Coaxial spinning of Ti3C2TX MXene fibers with spontaneous radial densification achieves simultaneous improvements in both mechanical strength and charge storage ability

Abstract

Ti₃C₂T_X MXene has good mechanical strength, metallic conductivity and ultrahigh volumetric capacitance and is a promising candidate for developing advanced fibers for applications in fibrous supercapacitors (FSCs); however, the weak interlayer interaction, random stacking during coagulation and unsuitable channels for ion transport impose crucial difficulties in the continuous spinning of strong MXene fibers with desirable charge storage ability. Herein, we propose a coaxial spinning strategy accompanied by spontaneous radial densification for the simultaneous achievement of improved fiber mechanical strength and charge storage capability.
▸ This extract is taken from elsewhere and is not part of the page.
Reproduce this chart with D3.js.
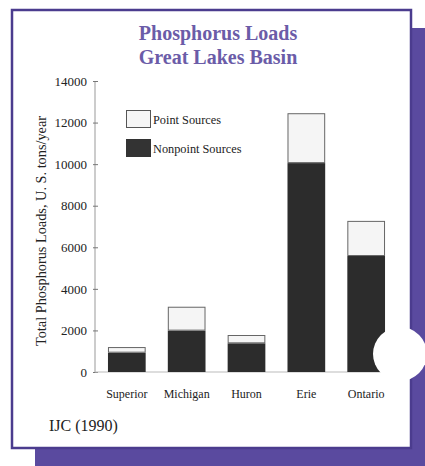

The intercalation of sodium alginate (SA) in the core (S/M) expands the interlayer spacing and produces suitable paths for ion diffusion, while the presence of a SA/graphene oxide (S/G) sheath generates radial compression during dehydration because of capillary forces, enhances stress transfer within the fiber, and avoids short circuit in the FSC. The optimized S/M@S/G fiber exhibits a tensile strength of 238 MPa and a volumetric capacitance of 906 F cm⁻³ at 1 A cm⁻³. The assembled FSCs provide a capacitance of 153 F cm⁻³ together with an energy density of 13.6 mWh cm⁻³. Notably, owing to the improved mechanical properties, FSCs can be woven into gloves and provide power for an electronic watch.